— BEGIN —

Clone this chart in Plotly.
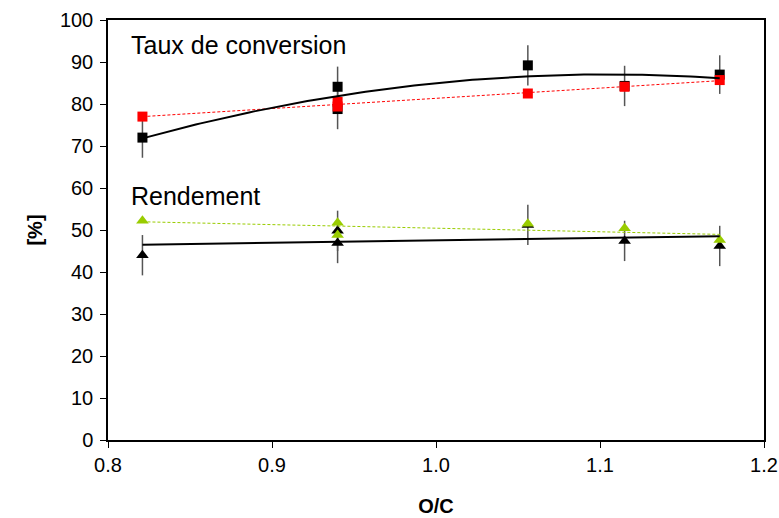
import numpy as np
import plotly.graph_objects as go

# ---- data ----
oc = [0.821, 0.94, 0.94, 1.056, 1.115, 1.173]
conv_black = [72.0, 84.1, 78.8, 89.2, 84.3, 87.0]
conv_black_err = [4.8, 4.8, 4.8, 4.8, 4.8, 4.6]
conv_red = [77.0, 80.5, 79.4, 82.5, 84.1, 85.7]
rend_black = [44.0, 46.9, 49.8, 51.2, 47.4, 46.2]
rend_black_err = [4.8, 4.8, 4.8, 4.8, 4.8, 4.8]
rend_green = [52.2, 51.7, 48.8, 51.5, 50.4, 47.6]

x_ticks = [0.8, 0.9, 1.0, 1.1, 1.2]
x_ticklabels = ["0.8", "0.9", "1.0", "1.1", "1.2"]
y_ticks = list(range(0, 101, 10))

FONT = "Arial, Liberation Sans, sans-serif"
RED = "#ff0000"
GREEN = "#99cc00"
ERR = "#555555"

# trendlines (fits of the data, as in the spreadsheet)
xs = np.linspace(min(oc), max(oc), 120)
fit_conv_black = np.polyval(np.polyfit(oc, conv_black, 2), xs)
fit_conv_red = np.polyval(np.polyfit(oc, conv_red, 1), xs)
fit_rend_black = np.polyval(np.polyfit(oc, rend_black, 1), xs)
fit_rend_green = np.polyval(np.polyfit(oc, rend_green, 1), xs)

fig = go.Figure()

# black markers with error bars
fig.add_trace(go.Scatter(
    x=oc, y=conv_black, mode="markers",
    marker=dict(symbol="square", size=10, color="black"),
    error_y=dict(type="data", array=conv_black_err, color=ERR, thickness=1.5, width=0),
    showlegend=False))
fig.add_trace(go.Scatter(
    x=oc, y=rend_black, mode="markers",
    marker=dict(symbol="triangle-up", size=11, color="black"),
    error_y=dict(type="data", array=rend_black_err, color=ERR, thickness=1.5, width=0),
    showlegend=False))

# coloured markers
fig.add_trace(go.Scatter(
    x=oc, y=conv_red, mode="markers",
    marker=dict(symbol="square", size=10, color=RED),
    showlegend=False))
fig.add_trace(go.Scatter(
    x=oc, y=rend_green, mode="markers",
    marker=dict(symbol="triangle-up", size=11, color=GREEN),
    showlegend=False))

# trendlines
fig.add_trace(go.Scatter(x=xs, y=fit_conv_red, mode="lines",
                         line=dict(color=RED, width=1, dash="3px,2px"), showlegend=False))
fig.add_trace(go.Scatter(x=xs, y=fit_rend_green, mode="lines",
                         line=dict(color=GREEN, width=1, dash="3px,2px"), showlegend=False))
fig.add_trace(go.Scatter(x=xs, y=fit_conv_black, mode="lines",
                         line=dict(color="black", width=2), showlegend=False))
fig.add_trace(go.Scatter(x=xs, y=fit_rend_black, mode="lines",
                         line=dict(color="black", width=2), showlegend=False))

fig.add_annotation(x=0.8125, y=94, text="Taux de conversion", showarrow=False,
                   xanchor="left", yanchor="middle", font=dict(family=FONT, size=25, color="black"))
fig.add_annotation(x=0.8125, y=58, text="Rendement", showarrow=False,
                   xanchor="left", yanchor="middle", font=dict(family=FONT, size=25, color="black"))

fig.update_layout(
    width=779, height=518,
    margin=dict(l=108, r=15, t=20, b=78),
    paper_bgcolor="white", plot_bgcolor="white",
    font=dict(family=FONT, size=20, color="black"),
    xaxis=dict(range=[0.8, 1.2], tickvals=x_ticks, ticktext=x_ticklabels, automargin=False,
               showgrid=False, zeroline=False, showline=True, linecolor="black", linewidth=1.5,
               mirror=True, ticks="outside", ticklen=6, tickcolor="black",
               title=dict(text="<b>O/C</b>", font=dict(size=20), standoff=24)),
    yaxis=dict(range=[0, 100], tickvals=y_ticks, automargin=False, ticklabelstandoff=3,
               showgrid=False, zeroline=False, showline=True, linecolor="black", linewidth=1.5,
               mirror=True, ticks="outside", ticklen=6, tickcolor="black",
               title=dict(text="<b>[%]</b>", font=dict(size=20), standoff=12)),
)

fig.write_html("out.html", config={"displayModeBar": False},
               post_script="document.body.style.margin='0';")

— END —

§ Your instructions:
Repeat the lines above, starting at the first and stopping after the line that holds "import plotly.graph_objects as go", with the pictures left out.

§ Solution to the problem:
Clone this chart in Plotly.
import numpy as np
import plotly.graph_objects as go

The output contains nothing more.